Plotting code records
>> begin

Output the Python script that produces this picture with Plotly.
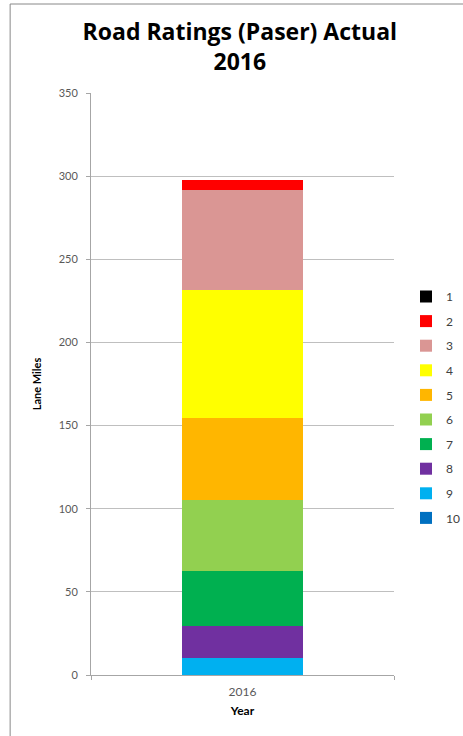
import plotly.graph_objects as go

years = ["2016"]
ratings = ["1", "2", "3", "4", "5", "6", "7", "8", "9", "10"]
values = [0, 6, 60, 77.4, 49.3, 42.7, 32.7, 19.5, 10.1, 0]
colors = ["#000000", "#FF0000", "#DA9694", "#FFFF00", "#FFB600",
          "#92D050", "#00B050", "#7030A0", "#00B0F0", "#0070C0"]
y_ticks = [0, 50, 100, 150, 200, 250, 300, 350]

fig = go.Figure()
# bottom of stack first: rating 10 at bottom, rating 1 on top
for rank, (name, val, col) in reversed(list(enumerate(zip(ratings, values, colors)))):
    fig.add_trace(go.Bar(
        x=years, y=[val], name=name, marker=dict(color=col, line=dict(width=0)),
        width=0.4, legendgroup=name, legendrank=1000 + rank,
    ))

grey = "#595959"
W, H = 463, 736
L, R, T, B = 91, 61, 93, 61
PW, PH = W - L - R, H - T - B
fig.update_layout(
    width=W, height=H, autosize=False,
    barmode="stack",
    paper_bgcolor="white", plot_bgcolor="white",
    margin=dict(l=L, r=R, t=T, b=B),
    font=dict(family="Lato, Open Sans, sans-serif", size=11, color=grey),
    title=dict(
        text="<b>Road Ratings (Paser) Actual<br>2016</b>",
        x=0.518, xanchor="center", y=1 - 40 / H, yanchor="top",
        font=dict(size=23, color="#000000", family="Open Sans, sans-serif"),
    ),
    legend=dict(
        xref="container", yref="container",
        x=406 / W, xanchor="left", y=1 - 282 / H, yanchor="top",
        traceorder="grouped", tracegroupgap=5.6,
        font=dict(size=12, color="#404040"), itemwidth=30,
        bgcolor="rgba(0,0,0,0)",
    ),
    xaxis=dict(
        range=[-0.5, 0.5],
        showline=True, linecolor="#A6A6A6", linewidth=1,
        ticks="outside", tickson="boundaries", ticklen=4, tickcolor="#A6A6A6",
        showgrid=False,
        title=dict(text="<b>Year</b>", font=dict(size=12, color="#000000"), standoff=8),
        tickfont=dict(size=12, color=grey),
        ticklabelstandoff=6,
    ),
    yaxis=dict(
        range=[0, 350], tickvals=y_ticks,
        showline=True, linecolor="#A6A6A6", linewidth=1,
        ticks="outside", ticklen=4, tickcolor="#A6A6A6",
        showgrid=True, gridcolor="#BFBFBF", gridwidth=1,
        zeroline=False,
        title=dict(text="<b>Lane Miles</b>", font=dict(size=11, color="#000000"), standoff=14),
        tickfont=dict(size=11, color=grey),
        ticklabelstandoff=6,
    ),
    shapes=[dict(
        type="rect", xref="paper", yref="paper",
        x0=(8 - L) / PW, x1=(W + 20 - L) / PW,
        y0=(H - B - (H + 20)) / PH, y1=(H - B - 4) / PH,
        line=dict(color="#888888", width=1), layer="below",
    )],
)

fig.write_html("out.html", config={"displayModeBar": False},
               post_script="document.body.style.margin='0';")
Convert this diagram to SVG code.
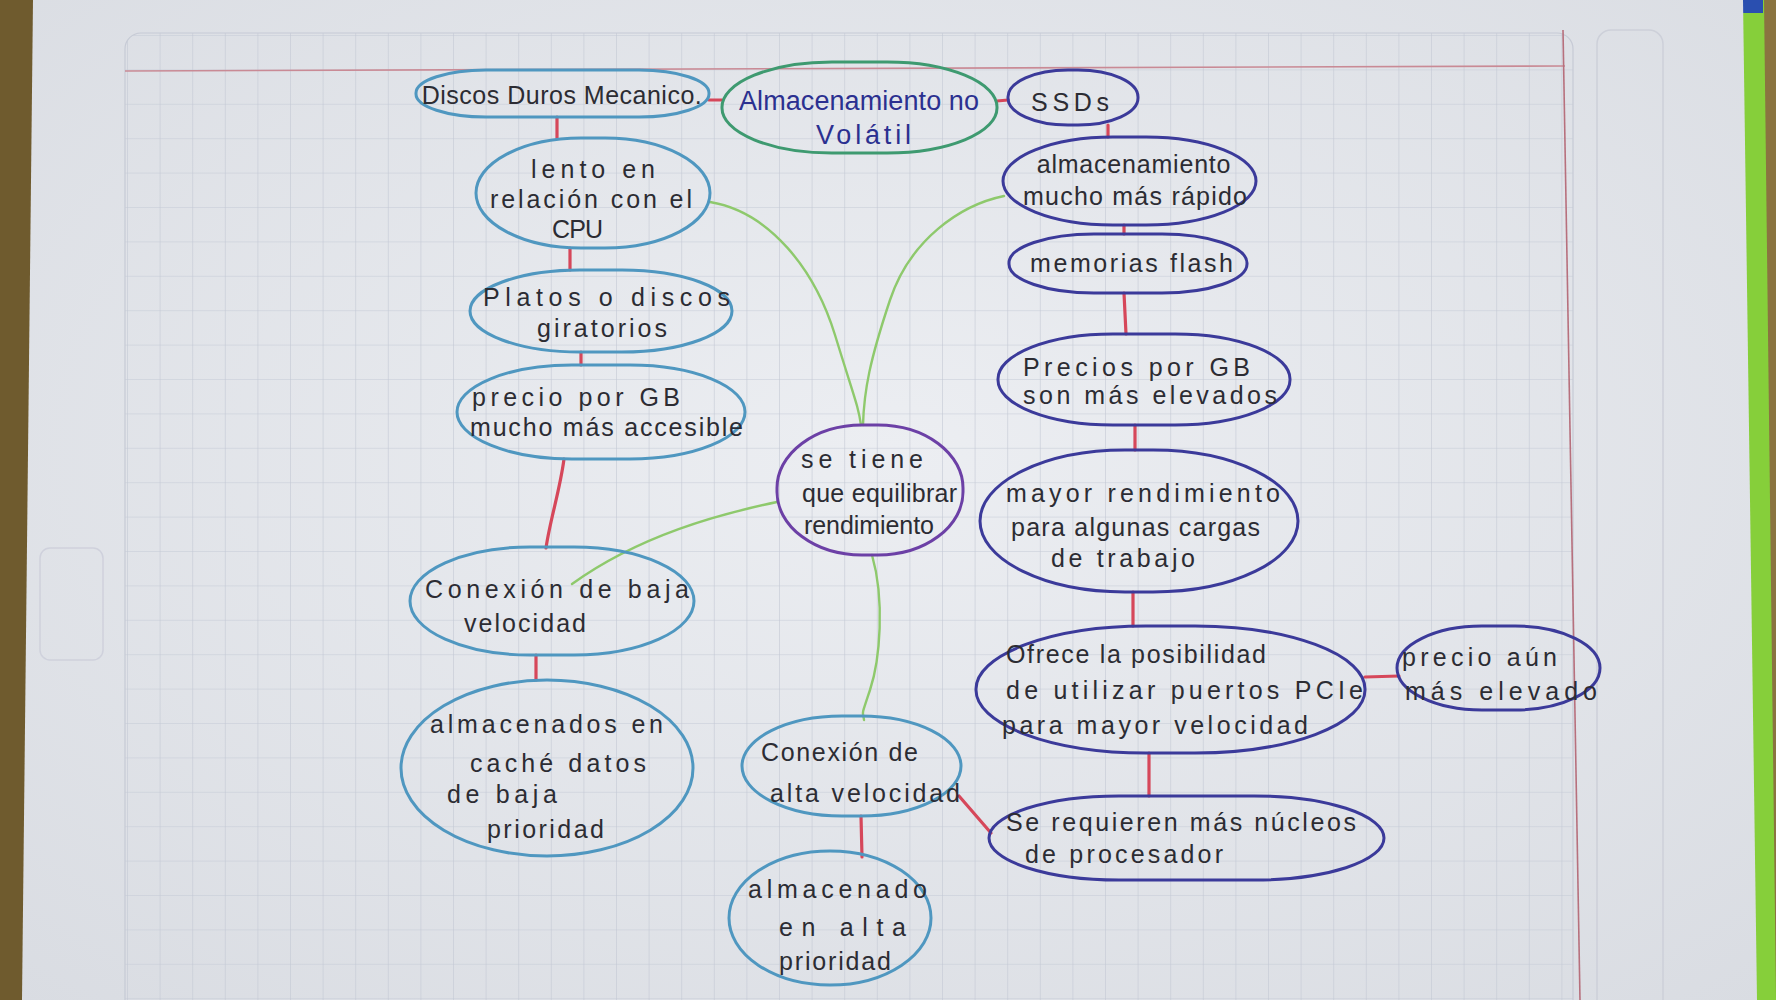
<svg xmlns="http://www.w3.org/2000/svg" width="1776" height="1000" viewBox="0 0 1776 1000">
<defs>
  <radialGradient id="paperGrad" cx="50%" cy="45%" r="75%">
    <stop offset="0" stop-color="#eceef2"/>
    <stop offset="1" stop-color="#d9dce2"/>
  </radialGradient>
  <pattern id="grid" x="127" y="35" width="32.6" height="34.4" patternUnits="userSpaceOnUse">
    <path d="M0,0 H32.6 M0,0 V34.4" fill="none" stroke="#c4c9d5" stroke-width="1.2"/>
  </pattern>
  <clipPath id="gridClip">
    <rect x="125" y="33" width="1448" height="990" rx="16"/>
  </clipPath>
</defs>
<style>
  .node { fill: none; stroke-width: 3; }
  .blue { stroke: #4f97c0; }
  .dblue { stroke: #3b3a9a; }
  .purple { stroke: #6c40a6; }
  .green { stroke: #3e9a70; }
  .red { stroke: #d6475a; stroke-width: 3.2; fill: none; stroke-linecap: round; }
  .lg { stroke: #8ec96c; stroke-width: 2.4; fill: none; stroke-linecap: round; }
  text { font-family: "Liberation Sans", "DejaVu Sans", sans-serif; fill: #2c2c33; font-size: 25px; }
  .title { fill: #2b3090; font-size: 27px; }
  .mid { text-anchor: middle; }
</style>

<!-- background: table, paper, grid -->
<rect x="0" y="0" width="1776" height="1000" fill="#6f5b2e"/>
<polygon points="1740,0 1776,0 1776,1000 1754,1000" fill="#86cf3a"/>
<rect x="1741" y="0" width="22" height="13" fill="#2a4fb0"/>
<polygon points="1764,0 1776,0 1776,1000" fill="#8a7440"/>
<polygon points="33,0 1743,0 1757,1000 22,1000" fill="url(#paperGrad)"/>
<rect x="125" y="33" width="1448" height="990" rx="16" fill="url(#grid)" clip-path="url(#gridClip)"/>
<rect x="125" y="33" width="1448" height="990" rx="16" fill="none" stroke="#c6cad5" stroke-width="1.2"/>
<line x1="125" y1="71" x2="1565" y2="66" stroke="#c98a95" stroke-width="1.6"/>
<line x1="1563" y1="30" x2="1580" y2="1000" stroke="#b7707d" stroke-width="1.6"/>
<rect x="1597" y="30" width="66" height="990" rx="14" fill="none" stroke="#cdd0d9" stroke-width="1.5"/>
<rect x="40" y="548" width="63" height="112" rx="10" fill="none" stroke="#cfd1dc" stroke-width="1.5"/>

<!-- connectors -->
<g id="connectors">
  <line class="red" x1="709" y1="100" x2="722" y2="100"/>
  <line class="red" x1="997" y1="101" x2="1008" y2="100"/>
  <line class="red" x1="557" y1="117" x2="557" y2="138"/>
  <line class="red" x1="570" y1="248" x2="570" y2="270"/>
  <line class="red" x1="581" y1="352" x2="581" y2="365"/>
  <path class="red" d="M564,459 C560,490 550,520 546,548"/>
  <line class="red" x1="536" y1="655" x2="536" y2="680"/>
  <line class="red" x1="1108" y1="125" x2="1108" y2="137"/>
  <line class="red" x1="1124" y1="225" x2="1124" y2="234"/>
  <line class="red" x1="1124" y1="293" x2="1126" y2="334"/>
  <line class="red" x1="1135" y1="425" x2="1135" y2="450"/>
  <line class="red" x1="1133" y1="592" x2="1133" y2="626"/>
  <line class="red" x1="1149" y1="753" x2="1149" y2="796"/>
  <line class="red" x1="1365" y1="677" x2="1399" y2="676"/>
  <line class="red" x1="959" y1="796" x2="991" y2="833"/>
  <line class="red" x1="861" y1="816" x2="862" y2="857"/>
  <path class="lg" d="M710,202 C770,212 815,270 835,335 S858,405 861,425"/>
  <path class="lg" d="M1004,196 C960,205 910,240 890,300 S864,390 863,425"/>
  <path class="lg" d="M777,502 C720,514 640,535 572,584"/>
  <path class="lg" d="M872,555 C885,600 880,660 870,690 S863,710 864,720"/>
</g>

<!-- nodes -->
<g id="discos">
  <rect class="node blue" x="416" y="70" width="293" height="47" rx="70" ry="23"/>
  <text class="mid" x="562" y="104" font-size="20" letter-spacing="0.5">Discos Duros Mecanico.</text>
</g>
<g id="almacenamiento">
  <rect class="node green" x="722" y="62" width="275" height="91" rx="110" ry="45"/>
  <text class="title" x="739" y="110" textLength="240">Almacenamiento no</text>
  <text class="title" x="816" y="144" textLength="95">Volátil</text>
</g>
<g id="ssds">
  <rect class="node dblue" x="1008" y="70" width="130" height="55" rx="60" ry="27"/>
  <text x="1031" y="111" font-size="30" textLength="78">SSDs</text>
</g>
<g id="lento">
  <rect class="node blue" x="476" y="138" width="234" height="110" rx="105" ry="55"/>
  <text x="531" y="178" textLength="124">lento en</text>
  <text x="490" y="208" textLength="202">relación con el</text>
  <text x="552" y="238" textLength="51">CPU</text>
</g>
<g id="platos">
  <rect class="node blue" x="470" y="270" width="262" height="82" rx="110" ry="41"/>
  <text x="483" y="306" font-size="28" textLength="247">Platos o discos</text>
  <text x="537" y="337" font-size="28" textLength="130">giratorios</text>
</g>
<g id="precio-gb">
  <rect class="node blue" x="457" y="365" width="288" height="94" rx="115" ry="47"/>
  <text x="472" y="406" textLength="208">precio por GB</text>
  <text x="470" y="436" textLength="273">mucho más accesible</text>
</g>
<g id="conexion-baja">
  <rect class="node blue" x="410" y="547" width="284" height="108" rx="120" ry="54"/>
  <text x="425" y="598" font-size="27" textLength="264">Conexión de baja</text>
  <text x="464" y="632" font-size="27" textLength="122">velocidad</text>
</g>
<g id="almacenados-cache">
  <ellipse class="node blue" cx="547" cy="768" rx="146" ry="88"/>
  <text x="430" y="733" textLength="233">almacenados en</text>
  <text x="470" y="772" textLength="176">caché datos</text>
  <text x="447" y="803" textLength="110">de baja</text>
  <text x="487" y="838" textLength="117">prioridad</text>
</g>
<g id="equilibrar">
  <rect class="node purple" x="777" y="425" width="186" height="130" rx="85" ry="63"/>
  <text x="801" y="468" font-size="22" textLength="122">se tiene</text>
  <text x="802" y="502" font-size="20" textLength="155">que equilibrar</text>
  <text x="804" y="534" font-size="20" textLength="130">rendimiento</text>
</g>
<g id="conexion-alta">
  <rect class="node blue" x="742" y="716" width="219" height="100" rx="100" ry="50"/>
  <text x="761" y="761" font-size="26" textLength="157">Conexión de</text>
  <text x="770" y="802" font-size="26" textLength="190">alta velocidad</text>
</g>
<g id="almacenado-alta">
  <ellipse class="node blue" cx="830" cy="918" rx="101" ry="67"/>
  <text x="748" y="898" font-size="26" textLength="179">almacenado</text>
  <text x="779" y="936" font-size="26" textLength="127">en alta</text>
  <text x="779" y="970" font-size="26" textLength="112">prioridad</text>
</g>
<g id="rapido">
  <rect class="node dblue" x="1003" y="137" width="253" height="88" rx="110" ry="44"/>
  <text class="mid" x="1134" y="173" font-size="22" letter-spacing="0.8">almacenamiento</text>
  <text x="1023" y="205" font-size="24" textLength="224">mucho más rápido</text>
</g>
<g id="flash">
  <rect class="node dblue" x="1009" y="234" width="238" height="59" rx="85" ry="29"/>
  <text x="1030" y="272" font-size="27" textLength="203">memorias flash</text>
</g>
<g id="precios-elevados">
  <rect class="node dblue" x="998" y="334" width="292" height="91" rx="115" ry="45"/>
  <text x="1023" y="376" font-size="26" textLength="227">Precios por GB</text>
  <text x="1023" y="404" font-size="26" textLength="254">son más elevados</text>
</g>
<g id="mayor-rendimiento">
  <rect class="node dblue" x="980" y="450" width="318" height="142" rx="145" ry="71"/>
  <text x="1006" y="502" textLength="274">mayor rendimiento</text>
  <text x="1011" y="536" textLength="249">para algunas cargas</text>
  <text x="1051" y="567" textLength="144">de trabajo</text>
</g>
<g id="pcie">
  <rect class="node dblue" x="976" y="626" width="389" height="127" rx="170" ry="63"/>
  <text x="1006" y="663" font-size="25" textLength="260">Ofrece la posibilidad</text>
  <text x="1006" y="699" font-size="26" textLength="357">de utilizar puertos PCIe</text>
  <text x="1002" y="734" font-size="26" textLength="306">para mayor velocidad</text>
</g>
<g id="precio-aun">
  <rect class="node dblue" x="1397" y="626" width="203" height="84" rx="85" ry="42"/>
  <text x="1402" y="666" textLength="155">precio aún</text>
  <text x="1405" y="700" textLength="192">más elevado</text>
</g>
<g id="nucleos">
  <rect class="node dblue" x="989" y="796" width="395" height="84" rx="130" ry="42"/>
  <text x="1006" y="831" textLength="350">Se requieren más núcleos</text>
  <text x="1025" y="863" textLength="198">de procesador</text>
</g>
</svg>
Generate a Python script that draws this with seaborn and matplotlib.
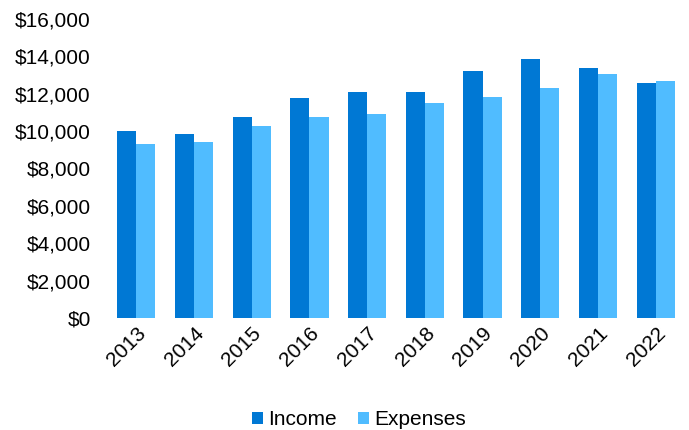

>> end

Only the lines from the start of the records to the one containing "y_ticks = [0, 50, 100, 150, 200, 250, 300, 350]" should be repeated, exactly and with both ends kept; drop any pictures.

ANSWER:
Output the Python script that produces this picture with Plotly.
import plotly.graph_objects as go

years = ["2016"]
ratings = ["1", "2", "3", "4", "5", "6", "7", "8", "9", "10"]
values = [0, 6, 60, 77.4, 49.3, 42.7, 32.7, 19.5, 10.1, 0]
colors = ["#000000", "#FF0000", "#DA9694", "#FFFF00", "#FFB600",
          "#92D050", "#00B050", "#7030A0", "#00B0F0", "#0070C0"]
y_ticks = [0, 50, 100, 150, 200, 250, 300, 350]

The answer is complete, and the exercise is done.